2009-11-03 Thread Tom S
Am I dreaming? This is too good to be true :O Walter, have you been 
replaced by an alien or reprogrammed using some sci-fi device? I can't 
believe the MsgBox of death is going away!



--
Tomasz Stachowiak
http://h3.team0xf.com/
h3/h3r3tic on #D freenode


Re: bugzilla 424 - Unexpected OPTLINK Termination - solved!

2009-11-03 Thread Yigal Chripun

On 03/11/2009 20:39, Walter Bright wrote:

Optlink is written entirely in rather impenetrable assembler code, and
is resistant to understanding and modification.
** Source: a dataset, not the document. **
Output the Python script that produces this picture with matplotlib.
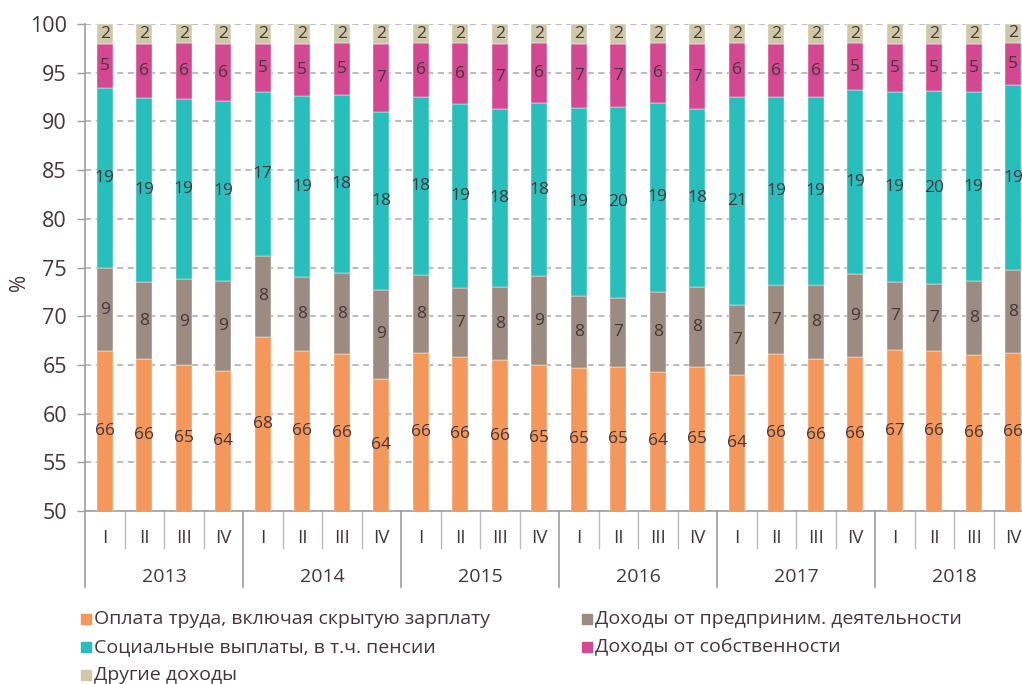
import matplotlib
matplotlib.use("Agg")
import matplotlib.pyplot as plt
from matplotlib.patches import Rectangle
import matplotlib.transforms as mtransforms
import numpy as np

plt.rcParams['font.family'] = ['Open Sans', 'DejaVu Sans']

years = ["2013", "2014", "2015", "2016", "2017", "2018"]
quarters = ["I", "II", "III", "IV"]

series_names = [
    "Оплата труда, включая скрытую зарплату",
    "Доходы от предприним. деятельности",
    "Социальные выплаты, в т.ч. пенсии",
    "Доходы от собственности",
    "Другие доходы",
]

wage = [66.4, 65.6, 65.0, 64.4, 67.9, 66.4, 66.1, 63.6, 66.2, 65.8, 65.5, 65.0,
        64.7, 64.8, 64.3, 64.8, 64.0, 66.1, 65.6, 65.8, 66.5, 66.4, 66.0, 66.2]
business = [8.5, 7.9, 8.8, 9.2, 8.3, 7.6, 8.3, 9.1, 8.0, 7.1, 7.5, 9.1,
            7.4, 7.1, 8.2, 8.2, 7.2, 7.1, 7.6, 8.5, 7.0, 6.9, 7.6, 8.5]
social = [18.5, 18.9, 18.5, 18.5, 16.8, 18.6, 18.3, 18.3, 18.3, 18.9, 18.3, 17.8,
          19.3, 19.6, 19.4, 18.3, 21.3, 19.3, 19.3, 18.9, 19.5, 19.8, 19.4, 19.0]
prop = [4.5, 5.5, 5.7, 5.8, 4.9, 5.3, 5.3, 6.9, 5.5, 6.2, 6.6, 6.1,
        6.5, 6.4, 6.1, 6.6, 5.5, 5.4, 5.4, 4.8, 4.9, 4.8, 4.9, 4.4]
other = [2.1, 2.1, 2.0, 2.1, 2.1, 2.1, 2.0, 2.1, 2.0, 2.0, 2.1, 2.0,
         2.1, 2.1, 2.0, 2.1, 2.0, 2.1, 2.1, 2.0, 2.1, 2.1, 2.1, 1.9]

wage_lbl = [66, 66, 65, 64, 68, 66, 66, 64, 66, 66, 66, 65,
            65, 65, 64, 65, 64, 66, 66, 66, 67, 66, 66, 66]
business_lbl = [9, 8, 9, 9, 8, 8, 8, 9, 8, 7, 8, 9,
                8, 7, 8, 8, 7, 7, 8, 9, 7, 7, 8, 8]
social_lbl = [19, 19, 19, 19, 17, 19, 18, 18, 18, 19, 18, 18,
              19, 20, 19, 18, 21, 19, 19, 19, 19, 20, 19, 19]
prop_lbl = [5, 6, 6, 6, 5, 5, 5, 7, 6, 6, 7, 6,
            7, 7, 6, 7, 6, 6, 6, 5, 5, 5, 5, 5]
other_lbl = [2] * 24

colors = ["#F4975B", "#9B8B80", "#28BEBC", "#D44892", "#CFC8A8"]
text_color = "#45363A"
grey = "#9E9E9E"

W, H = 1022, 684
fig = plt.figure(figsize=(W / 100, H / 100), dpi=100)
ax = fig.add_axes([85 / W, (H - 511) / H, 948 / W, 487 / H])

n = len(wage)
x = np.arange(n)
series = [wage, business, social, prop, other]
labels = [wage_lbl, business_lbl, social_lbl, prop_lbl, other_lbl]
ymin, ymax = 50, 100

bottom = np.zeros(n)
for vals, lbls, col in zip(series, labels, colors):
    v = np.array(vals)
    ax.bar(x, v, bottom=bottom, width=0.405, color=col, edgecolor="white",
           linewidth=0.3, zorder=3)
    for i in range(n):
        lo = max(bottom[i], ymin)
        hi = bottom[i] + v[i]
        ax.text(x[i], (lo + hi) / 2, str(lbls[i]), ha="center", va="center",
                fontsize=12.5, color=text_color, zorder=4)
    bottom = bottom + v

ax.set_xlim(-0.5, n - 0.5)
ax.set_ylim(ymin, ymax)
ax.set_yticks(np.arange(50, 101, 5))
ax.tick_params(axis="y", length=6, width=1, color=grey, labelsize=15.5,
               labelcolor=text_color, pad=7)
ax.set_xticks([])
ax.yaxis.grid(True, linestyle=(0, (4, 3)), color="#AAAAAA", linewidth=1.1, zorder=0)
ax.set_axisbelow(True)
for s in ["top", "right"]:
    ax.spines[s].set_visible(False)
for s in ["left", "bottom"]:
    ax.spines[s].set_color(grey)
    ax.spines[s].set_linewidth(1.2)
ax.set_ylabel("%", fontsize=15, color=text_color)
ax.yaxis.set_label_coords((30 - 85) / 948, 0.47)

trans = mtransforms.blended_transform_factory(ax.transData, ax.transAxes)
q_depth = -(548 - 511) / 487
y_depth = -(587 - 511) / 487
for k in range(n + 1):
    xb = k - 0.5
    depth = y_depth if k % 4 == 0 else q_depth
    ax.plot([xb, xb], [0, depth], color=grey if k % 4 == 0 else "#BBBBBB",
            linewidth=1.2 if k % 4 == 0 else 1.0, transform=trans, clip_on=False)
for i in range(n):
    ax.text(x[i], -(538 - 511) / 487, quarters[i % 4], transform=trans,
            ha="center", va="center", fontsize=13.5, color=text_color)
for j, yr in enumerate(years):
    ax.text(j * 4 + 1.5, -(577 - 511) / 487, yr, transform=trans,
            ha="center", va="center", fontsize=14, color=text_color)

# legend laid out in two columns, row-major
leg_pos = [(81, 619), (582, 619), (81, 647), (582, 647), (81, 675)]
for (px, py), idx in zip(leg_pos, range(len(series_names))):
    fig.patches.append(Rectangle((px / W, (H - py - 5) / H), 10 / W, 10 / H,
                                 transform=fig.transFigure, color=colors[idx],
                                 figure=fig))
    fig.text((px + 13) / W, (H - py) / H, series_names[idx], ha="left",
             va="center", fontsize=14, color=text_color)

fig.savefig("out.png", dpi=100)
Hence, over the last few
months I've been very slowly converting it to C, function by function.

One might ask, why not convert it to D? The answer is that I don't have
a good test suite for optlink, so I have to be very very careful to not
make a mistake in the translation. That means do one function at a time,
rebuild, and retest, which means the compiled C code has to match the
segment, naming and calling conventions used in optlink. I made a custom
version of the dmc compiler to do this. Also, C can be made to work
without any runtime library support at all, and since optlink does not
use the C runtime library, this is useful.

Once it is in C and working, it will be trivial to translate it to D and
start rewriting it.

Anyhow, during this process I stumbled upon what the problem was.
Optlink was apparently trying to account for some Borland obscure
extension to the OMF. Remove this, and it works, although presumably it
will no longer link Borland object files (who cares!).

The fix will go out in the next update, if you need it sooner please
email me.


awesome news! Once Optlink is moved to C and than D, it could grow new 
features like link-time optimizations.


Re: bugzilla 424 - Unexpected OPTLINK Termination - solved!

2009-11-03 Thread Nick Sabalausky
Walter Bright newshou...@digitalmars.com wrote in message 
news:hcptci$l0...@digitalmars.com...
 [great optlink news]

That's great news!




Re: bugzilla 424 - Unexpected OPTLINK Termination - solved!

2009-11-03 Thread Walter Bright

Yigal Chripun wrote:
Once Optlink is moved to C and than D, it could grow new 
features like link-time optimizations.


It does open up a lot of possibilities.

One I think would be of big benefit is for two COMDATs with different 
names, but the same contents, being merged. This would eliminate a lot 
of template bloat.


Currently, COMDATs are merged if and only if their names match exactly.

Another possibility is to merge the linker with dmd, so it can generate 
executables directly without having to go through an object file step.


Re: bugzilla 424 - Unexpected OPTLINK Termination - solved!

2009-11-03 Thread Yigal Chripun

On 04/11/2009 00:18, Walter Bright wrote:

Yigal Chripun wrote:

Once Optlink is moved to C and than D, it could grow new features like
link-time optimizations.


It does open up a lot of possibilities.

One I think would be of big benefit is for two COMDATs with different
names, but the same contents, being merged. This would eliminate a lot
of template bloat.

Currently, COMDATs are merged if and only if their names match exactly.

Another possibility is to merge the linker with dmd, so it can generate
executables directly without having to go through an object file step.


Merging the linker with DMD is an excellent idea. There still should be 
a flag to generate object files, but in general there are only two 
useful artifacts the compiler should generate: executable and lib.
I'd want to see also integration of DDL or something similar in concept 
so the libs generated by DMD could be used as shared libs.


Another feature that would be nice to have is incremental compilation. 
each time you run dmd it would update the previous lib file with the 
delta of changes instead of regenerating it from scratch.